Le Canada devient alors, selon l’OCDE, le mauvais exemple des pays en réduisant sa contribution au développement international à des niveaux inédits, cette contribution a été réduite à 0,27 % du PIB. Depuis ce temps, le gouvernement libéral de Justin Trudeau n’a pas haussé le financement de l’aide internationale.
Les syndicats exclus des subventions à l’aide internationale
Depuis 2013 donc, le CISO de même que les organisations syndicales n’ont plus accès aux subventions du gouvernement fédéral pour développer des projets de coopération internationale. À l’époque, la CSN, la CSQ, la FTQ et l’UPA disposaient de subventions pour aider des organisations syndicales des pays du Sud global à se développer.
« Pour faire face aux enjeux actuels et globaux que sont la lutte aux changements climatiques, la hausse des inégalités, la montée de l’extrême-droite dans de nombreux pays, la solidarité syndicale internationale est essentielle », souligne Amélie Nguyen.
Le CISO, dans ses activités d’éducation et de solidarité, adopte une approche critique « visant à remettre en cause et à déconstruire les rapports de pouvoir historiques qui ont engendré une exclusion et des violations de droits des communautés du Sud global. La colonisation, la mondialisation néolibérale et les préjugés fondés sur la race, le genre et la classe sociale sont à l’origine de ces mécanismes d’exclusion, tant sur le plan national qu’international. L’autodétermination des peuples et des collectivités demeure centrale à l’atteinte des objectifs du CISO ».
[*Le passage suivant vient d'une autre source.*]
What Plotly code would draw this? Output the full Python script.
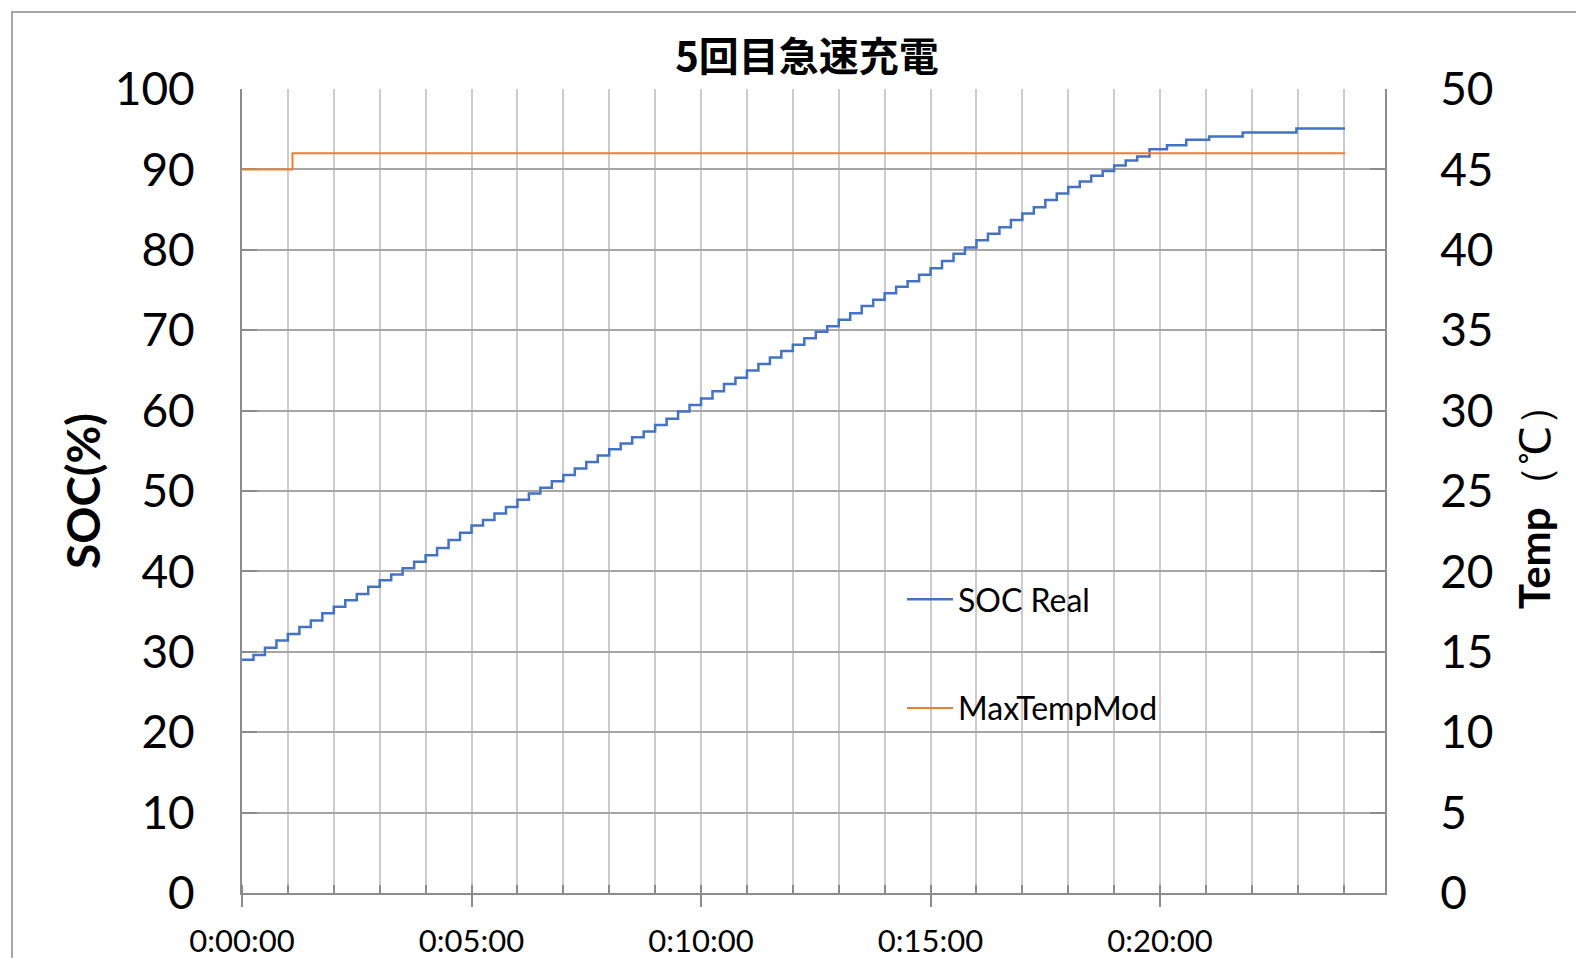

« Nous demeurons persuadés que cette approche demeure des plus pertinentes pour faire face à un système économique et financier générant des crises multiples – écologique, sociale, démocratique… – dont les impacts croissants sont vécus par les populations d’ici et d’ailleurs, alors que le pouvoir des entreprises transnationales est toujours plus démesuré », de conclure Amélie Nguyen.